**JOB:**
Below are entries. Give back exactly the lines from the one containing "Clone this diagram in TikZ." through the one containing "inner sep=0pt] (title)", inclusive, without the pictures.

**INFORMATION SUPPLIED:**
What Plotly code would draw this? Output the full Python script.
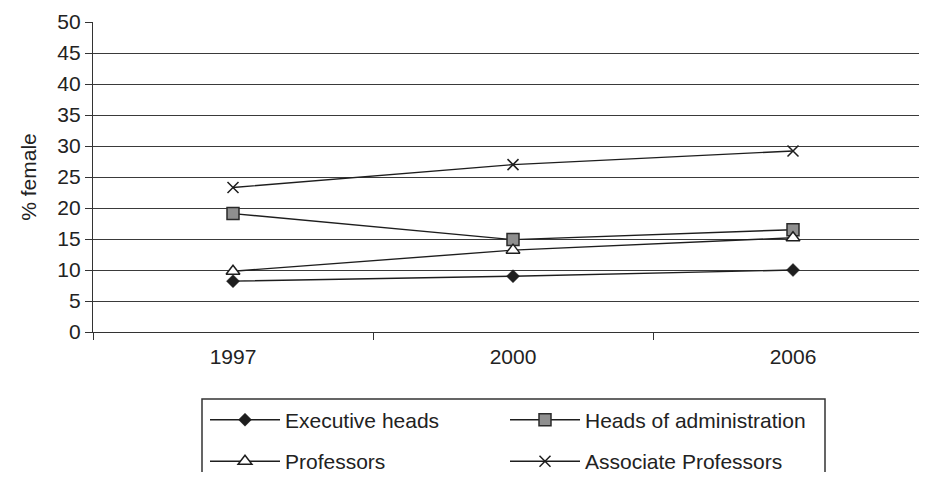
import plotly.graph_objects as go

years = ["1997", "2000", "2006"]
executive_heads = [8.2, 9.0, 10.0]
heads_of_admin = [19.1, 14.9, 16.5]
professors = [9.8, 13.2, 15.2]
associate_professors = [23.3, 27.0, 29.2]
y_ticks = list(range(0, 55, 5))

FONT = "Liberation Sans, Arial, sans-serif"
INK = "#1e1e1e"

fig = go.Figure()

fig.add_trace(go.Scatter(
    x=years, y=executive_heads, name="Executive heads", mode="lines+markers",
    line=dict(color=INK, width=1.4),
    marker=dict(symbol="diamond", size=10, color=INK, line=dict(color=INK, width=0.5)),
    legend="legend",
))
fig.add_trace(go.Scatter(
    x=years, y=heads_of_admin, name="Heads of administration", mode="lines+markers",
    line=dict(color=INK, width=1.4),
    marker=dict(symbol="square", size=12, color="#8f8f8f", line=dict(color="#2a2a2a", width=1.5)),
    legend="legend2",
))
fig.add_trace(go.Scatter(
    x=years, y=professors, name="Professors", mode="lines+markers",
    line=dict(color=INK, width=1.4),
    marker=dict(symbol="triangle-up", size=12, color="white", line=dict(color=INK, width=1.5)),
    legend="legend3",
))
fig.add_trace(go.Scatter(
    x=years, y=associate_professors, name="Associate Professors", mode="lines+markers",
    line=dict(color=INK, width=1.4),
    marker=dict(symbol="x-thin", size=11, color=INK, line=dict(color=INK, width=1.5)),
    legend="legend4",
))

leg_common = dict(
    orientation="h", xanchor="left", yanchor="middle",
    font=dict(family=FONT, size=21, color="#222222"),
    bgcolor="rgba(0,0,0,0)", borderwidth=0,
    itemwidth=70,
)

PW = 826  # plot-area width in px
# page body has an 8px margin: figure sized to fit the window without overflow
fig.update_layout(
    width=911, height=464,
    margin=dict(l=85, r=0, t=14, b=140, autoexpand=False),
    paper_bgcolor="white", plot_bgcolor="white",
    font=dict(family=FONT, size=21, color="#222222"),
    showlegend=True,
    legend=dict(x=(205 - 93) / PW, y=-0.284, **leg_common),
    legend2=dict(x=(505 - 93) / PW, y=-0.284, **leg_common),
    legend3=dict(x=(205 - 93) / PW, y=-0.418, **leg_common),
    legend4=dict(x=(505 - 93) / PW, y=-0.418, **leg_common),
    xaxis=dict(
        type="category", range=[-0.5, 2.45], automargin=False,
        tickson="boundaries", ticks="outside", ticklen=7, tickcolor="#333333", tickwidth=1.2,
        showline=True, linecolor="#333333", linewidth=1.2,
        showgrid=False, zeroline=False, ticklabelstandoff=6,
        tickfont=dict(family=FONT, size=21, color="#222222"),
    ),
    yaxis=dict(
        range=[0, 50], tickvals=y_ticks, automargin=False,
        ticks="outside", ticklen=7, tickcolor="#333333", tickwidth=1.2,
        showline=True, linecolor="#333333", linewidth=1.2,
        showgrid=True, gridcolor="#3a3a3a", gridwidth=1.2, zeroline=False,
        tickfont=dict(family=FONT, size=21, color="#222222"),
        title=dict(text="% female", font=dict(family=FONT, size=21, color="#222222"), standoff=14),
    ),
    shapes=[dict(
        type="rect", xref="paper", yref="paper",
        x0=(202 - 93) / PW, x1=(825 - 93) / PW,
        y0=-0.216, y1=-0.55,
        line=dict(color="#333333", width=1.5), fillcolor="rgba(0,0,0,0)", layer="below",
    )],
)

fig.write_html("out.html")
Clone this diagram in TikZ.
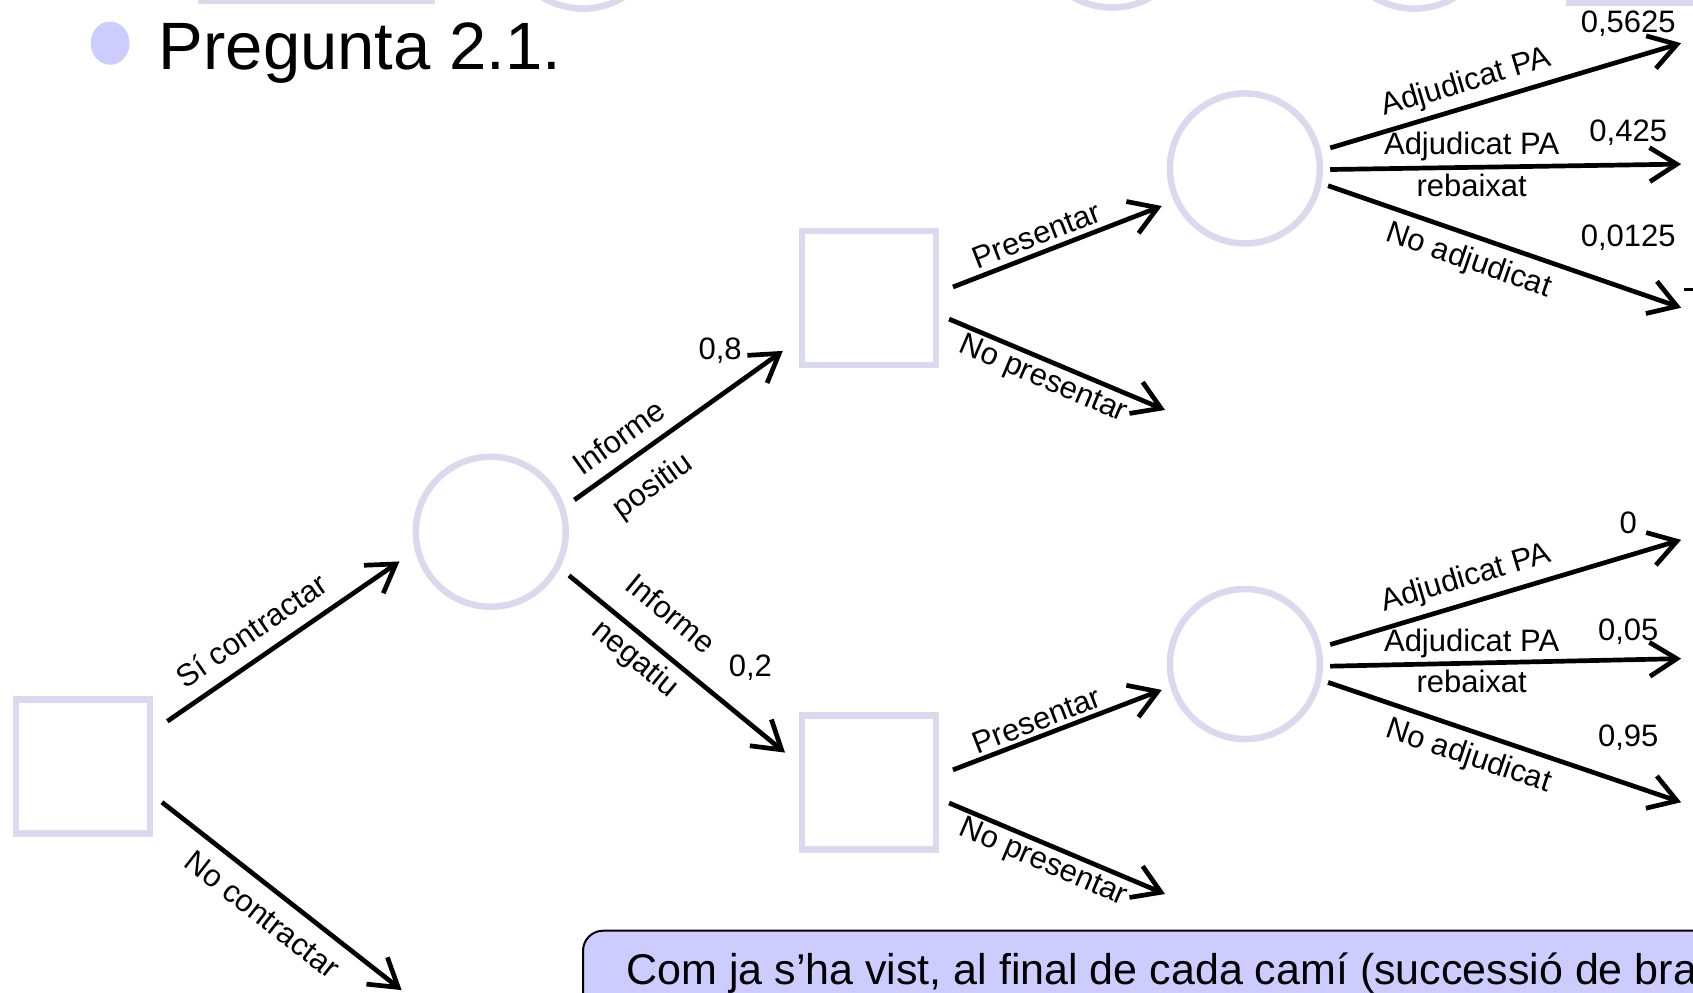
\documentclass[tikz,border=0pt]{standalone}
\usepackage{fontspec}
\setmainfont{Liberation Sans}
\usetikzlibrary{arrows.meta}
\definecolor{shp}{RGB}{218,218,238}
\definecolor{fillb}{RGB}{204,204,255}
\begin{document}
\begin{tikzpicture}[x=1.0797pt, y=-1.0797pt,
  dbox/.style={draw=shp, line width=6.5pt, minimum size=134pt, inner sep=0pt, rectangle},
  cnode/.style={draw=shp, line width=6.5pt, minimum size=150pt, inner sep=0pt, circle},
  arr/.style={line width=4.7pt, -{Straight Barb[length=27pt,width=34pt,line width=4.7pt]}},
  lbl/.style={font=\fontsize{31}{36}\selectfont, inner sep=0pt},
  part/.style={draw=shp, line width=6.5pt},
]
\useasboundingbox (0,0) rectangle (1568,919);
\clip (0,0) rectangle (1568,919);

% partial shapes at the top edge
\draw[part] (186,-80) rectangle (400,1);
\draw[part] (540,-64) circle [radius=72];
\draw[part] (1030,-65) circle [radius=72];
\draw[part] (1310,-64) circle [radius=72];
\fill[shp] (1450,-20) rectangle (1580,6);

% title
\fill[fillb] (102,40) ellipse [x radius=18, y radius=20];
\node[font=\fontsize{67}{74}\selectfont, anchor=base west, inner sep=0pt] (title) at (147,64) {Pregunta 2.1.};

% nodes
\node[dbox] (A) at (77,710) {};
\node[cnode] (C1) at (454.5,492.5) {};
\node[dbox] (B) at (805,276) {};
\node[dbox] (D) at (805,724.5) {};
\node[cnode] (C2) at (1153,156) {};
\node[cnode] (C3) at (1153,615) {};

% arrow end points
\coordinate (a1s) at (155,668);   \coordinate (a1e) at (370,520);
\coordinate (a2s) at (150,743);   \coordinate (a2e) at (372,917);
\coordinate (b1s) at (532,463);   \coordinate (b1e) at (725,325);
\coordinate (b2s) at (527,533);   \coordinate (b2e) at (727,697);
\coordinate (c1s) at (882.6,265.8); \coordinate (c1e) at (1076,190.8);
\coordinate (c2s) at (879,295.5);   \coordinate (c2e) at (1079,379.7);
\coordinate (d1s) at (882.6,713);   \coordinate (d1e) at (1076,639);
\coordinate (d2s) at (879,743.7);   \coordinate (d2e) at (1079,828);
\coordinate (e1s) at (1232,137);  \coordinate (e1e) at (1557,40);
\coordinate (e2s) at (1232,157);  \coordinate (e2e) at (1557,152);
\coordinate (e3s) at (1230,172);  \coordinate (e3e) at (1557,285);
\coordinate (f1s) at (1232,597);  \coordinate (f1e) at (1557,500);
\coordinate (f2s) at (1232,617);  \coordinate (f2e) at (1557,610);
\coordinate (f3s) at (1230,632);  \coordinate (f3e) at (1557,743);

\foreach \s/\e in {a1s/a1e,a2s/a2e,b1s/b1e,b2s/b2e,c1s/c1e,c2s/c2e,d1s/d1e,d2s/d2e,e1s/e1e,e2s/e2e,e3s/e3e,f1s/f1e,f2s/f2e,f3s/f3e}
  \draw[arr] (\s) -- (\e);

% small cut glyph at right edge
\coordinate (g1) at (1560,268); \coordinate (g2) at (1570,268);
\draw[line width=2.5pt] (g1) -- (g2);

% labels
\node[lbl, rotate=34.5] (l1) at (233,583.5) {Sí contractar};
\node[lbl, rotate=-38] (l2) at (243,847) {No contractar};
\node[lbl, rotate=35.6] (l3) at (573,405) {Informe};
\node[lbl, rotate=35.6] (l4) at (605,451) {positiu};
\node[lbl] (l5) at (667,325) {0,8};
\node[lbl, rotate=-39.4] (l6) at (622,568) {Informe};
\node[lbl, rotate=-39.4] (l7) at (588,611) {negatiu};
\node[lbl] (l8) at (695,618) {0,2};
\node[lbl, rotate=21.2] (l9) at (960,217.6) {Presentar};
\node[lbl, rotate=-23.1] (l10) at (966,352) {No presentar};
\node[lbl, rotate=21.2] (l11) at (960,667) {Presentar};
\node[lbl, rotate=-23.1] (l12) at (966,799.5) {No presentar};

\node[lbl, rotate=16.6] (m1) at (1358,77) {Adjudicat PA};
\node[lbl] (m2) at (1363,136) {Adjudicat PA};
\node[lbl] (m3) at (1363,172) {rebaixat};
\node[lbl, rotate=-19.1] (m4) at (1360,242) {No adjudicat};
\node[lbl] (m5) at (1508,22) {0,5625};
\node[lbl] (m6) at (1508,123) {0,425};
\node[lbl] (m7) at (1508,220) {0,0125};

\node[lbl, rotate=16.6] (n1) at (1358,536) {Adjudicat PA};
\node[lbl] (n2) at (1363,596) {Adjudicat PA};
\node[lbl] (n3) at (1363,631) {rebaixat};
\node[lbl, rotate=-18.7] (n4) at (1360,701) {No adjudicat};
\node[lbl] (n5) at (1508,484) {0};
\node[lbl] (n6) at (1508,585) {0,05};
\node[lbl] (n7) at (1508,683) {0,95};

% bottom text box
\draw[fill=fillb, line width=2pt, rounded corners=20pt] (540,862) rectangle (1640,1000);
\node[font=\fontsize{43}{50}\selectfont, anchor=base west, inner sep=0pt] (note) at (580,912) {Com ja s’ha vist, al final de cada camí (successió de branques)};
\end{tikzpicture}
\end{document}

**OUTPUT:**
Clone this diagram in TikZ.
\documentclass[tikz,border=0pt]{standalone}
\usepackage{fontspec}
\setmainfont{Liberation Sans}
\usetikzlibrary{arrows.meta}
\definecolor{shp}{RGB}{218,218,238}
\definecolor{fillb}{RGB}{204,204,255}
\begin{document}
\begin{tikzpicture}[x=1.0797pt, y=-1.0797pt,
  dbox/.style={draw=shp, line width=6.5pt, minimum size=134pt, inner sep=0pt, rectangle},
  cnode/.style={draw=shp, line width=6.5pt, minimum size=150pt, inner sep=0pt, circle},
  arr/.style={line width=4.7pt, -{Straight Barb[length=27pt,width=34pt,line width=4.7pt]}},
  lbl/.style={font=\fontsize{31}{36}\selectfont, inner sep=0pt},
  part/.style={draw=shp, line width=6.5pt},
]
\useasboundingbox (0,0) rectangle (1568,919);
\clip (0,0) rectangle (1568,919);

% partial shapes at the top edge
\draw[part] (186,-80) rectangle (400,1);
\draw[part] (540,-64) circle [radius=72];
\draw[part] (1030,-65) circle [radius=72];
\draw[part] (1310,-64) circle [radius=72];
\fill[shp] (1450,-20) rectangle (1580,6);

% title
\fill[fillb] (102,40) ellipse [x radius=18, y radius=20];
\node[font=\fontsize{67}{74}\selectfont, anchor=base west, inner sep=0pt] (title) at (147,64) {Pregunta 2.1.};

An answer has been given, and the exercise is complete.